12
Aug/09
0

Why I Climb // Robby Hipp

Today the first pet I ever called my dog, a lively mess and mutt named Madi, was killed doing her favorite thing—chasing cars.

I loved Madi, but as is all-too-typical, I didn’t cherish every moment with her. Sure, she ran with me, swam with me, chilled on the couch with me. Like so many things in life though, I didn’t realize how much of a companion she was until the present has now become the past.

There are things I take for granted when constantly exposed to them. As I make my way up this mammoth mountain, each step takes me further from comfort—from my wife, my son, my friends. From my bed, my shower, my beloved Chipotle burrito. From everything, serious or trivial, we live with and cherish every day. In these moments, however, I believe we can discover more about life.

I endure the hardship of mountaineering and climbing because the journey always produces a discovery of self, a keen awareness that makes life more meaningful, more beautiful. What I lose the weekend we climb, I will value on the other side of the summit more and more. More importantly, as my personal comforts are stripped away for a brief time, it’s all to free girls enslaved in the sex trade, girls who are not only stripped of every comfort I have, but of all dignity, freedom, and hope.
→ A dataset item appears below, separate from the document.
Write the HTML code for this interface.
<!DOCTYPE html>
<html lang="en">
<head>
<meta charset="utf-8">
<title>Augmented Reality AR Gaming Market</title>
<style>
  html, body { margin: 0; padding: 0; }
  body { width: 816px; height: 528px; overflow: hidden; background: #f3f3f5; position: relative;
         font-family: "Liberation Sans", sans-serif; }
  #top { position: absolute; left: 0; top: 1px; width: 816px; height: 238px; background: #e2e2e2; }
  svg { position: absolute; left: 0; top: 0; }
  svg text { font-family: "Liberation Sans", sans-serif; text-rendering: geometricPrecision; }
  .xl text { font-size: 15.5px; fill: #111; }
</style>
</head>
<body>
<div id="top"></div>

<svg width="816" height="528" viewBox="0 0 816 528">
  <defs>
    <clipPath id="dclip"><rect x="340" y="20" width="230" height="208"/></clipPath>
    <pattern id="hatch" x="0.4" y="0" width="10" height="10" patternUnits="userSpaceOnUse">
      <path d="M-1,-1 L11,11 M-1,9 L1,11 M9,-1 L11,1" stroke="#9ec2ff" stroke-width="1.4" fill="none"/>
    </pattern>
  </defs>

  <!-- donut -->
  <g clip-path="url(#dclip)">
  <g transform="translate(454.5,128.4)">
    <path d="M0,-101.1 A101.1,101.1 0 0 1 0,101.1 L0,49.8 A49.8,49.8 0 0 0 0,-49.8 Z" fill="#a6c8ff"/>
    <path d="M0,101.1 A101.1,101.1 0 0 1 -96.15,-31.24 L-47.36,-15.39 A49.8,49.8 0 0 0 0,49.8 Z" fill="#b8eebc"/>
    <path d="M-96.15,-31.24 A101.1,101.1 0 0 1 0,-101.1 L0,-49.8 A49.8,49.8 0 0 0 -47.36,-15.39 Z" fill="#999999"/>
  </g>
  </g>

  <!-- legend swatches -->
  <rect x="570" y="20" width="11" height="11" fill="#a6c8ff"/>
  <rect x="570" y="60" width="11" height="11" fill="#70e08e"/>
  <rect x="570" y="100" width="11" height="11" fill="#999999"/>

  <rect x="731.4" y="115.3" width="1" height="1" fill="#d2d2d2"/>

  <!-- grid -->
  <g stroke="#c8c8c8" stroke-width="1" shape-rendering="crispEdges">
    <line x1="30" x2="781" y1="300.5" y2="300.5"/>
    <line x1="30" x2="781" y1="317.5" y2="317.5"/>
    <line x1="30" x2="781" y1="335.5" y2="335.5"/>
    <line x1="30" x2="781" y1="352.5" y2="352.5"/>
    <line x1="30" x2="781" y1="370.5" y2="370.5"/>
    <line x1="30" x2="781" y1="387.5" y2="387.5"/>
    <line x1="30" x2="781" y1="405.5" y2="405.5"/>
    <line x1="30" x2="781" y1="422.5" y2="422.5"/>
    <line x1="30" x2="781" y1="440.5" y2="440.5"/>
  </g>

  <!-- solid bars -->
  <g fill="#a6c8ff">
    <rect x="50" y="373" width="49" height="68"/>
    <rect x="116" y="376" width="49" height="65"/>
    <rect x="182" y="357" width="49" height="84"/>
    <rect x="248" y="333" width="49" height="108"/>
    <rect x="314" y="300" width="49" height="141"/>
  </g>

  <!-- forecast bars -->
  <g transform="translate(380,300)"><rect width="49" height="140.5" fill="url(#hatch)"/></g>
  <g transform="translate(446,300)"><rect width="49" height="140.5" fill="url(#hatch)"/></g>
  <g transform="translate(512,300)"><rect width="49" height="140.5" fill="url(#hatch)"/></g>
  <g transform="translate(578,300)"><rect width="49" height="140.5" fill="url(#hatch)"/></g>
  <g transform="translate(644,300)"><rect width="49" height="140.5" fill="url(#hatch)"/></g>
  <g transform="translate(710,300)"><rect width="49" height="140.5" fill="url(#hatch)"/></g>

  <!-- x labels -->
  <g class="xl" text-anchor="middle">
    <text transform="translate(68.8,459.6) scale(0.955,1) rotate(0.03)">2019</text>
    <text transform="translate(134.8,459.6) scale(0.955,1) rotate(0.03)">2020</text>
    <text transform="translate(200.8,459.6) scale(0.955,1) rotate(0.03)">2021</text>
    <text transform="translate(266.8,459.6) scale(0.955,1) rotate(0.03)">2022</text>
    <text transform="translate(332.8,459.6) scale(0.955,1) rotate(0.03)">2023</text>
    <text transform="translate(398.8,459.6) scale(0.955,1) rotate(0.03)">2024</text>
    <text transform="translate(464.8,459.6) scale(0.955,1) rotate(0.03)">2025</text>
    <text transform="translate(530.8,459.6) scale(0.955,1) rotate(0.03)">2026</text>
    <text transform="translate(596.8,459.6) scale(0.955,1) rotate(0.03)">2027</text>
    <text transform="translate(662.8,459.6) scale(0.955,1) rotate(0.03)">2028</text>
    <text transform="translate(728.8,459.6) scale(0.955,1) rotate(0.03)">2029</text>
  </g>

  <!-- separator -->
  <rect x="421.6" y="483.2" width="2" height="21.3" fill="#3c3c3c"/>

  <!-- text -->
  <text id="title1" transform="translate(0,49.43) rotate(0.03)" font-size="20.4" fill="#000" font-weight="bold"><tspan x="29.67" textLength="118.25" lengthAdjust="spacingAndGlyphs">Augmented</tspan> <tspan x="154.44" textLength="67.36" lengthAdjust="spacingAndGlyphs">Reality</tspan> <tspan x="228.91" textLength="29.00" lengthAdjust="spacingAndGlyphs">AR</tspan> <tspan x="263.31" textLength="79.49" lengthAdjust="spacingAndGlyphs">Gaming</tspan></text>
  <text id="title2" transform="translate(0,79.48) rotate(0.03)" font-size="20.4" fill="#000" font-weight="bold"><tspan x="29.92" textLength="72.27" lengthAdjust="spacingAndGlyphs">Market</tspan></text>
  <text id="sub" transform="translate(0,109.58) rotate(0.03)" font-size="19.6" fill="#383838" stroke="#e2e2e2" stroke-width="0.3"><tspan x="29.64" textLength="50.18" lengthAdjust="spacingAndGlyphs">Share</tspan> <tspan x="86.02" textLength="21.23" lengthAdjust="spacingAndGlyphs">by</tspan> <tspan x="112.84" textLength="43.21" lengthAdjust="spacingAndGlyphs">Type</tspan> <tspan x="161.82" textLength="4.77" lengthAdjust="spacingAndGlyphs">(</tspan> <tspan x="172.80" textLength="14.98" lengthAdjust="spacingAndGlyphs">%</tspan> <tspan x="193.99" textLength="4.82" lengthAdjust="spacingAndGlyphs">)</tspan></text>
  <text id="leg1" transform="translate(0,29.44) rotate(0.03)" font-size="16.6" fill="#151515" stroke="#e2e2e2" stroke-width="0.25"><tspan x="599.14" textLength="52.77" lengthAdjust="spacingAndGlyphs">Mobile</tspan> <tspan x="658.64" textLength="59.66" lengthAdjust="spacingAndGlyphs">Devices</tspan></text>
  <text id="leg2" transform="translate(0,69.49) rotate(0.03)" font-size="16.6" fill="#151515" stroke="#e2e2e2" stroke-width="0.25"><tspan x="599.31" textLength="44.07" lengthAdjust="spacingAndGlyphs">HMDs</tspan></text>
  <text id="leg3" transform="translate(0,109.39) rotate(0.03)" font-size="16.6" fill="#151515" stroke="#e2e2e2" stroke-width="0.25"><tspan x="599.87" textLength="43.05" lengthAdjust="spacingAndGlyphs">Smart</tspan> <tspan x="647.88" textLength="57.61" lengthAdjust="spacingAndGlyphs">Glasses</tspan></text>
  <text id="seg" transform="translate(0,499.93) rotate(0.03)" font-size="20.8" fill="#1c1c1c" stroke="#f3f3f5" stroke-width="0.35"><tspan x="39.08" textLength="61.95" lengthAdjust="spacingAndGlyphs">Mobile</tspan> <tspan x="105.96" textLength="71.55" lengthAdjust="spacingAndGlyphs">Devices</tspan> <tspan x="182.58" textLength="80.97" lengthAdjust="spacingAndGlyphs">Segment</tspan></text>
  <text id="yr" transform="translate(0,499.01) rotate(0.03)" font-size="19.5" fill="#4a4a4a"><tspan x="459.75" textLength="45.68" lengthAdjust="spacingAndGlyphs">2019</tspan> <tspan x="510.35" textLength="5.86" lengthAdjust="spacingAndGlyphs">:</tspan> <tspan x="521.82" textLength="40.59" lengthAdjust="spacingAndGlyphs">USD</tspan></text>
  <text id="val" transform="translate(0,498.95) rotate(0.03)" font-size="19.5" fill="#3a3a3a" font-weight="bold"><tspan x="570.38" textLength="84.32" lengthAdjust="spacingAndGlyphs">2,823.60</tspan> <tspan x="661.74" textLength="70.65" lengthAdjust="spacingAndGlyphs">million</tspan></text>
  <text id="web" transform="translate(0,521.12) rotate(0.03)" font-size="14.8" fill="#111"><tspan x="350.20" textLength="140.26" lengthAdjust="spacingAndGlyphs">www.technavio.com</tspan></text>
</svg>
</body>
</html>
The climb itself accomplishes little. But, what’s below the surface—or at that next peak—is beyond us. I could never say it so poignantly, but a quote I ran across recently (at the Fred Meyer checkout, no less) sums up what we do best:

We solved none of life’s problems, but I believe all of us returned with a new awareness of some of its realities. Each of us may have realized in his own way, if only for a moment, what Saint Exupery spoke of as “…that new vision of the world won through hardship.”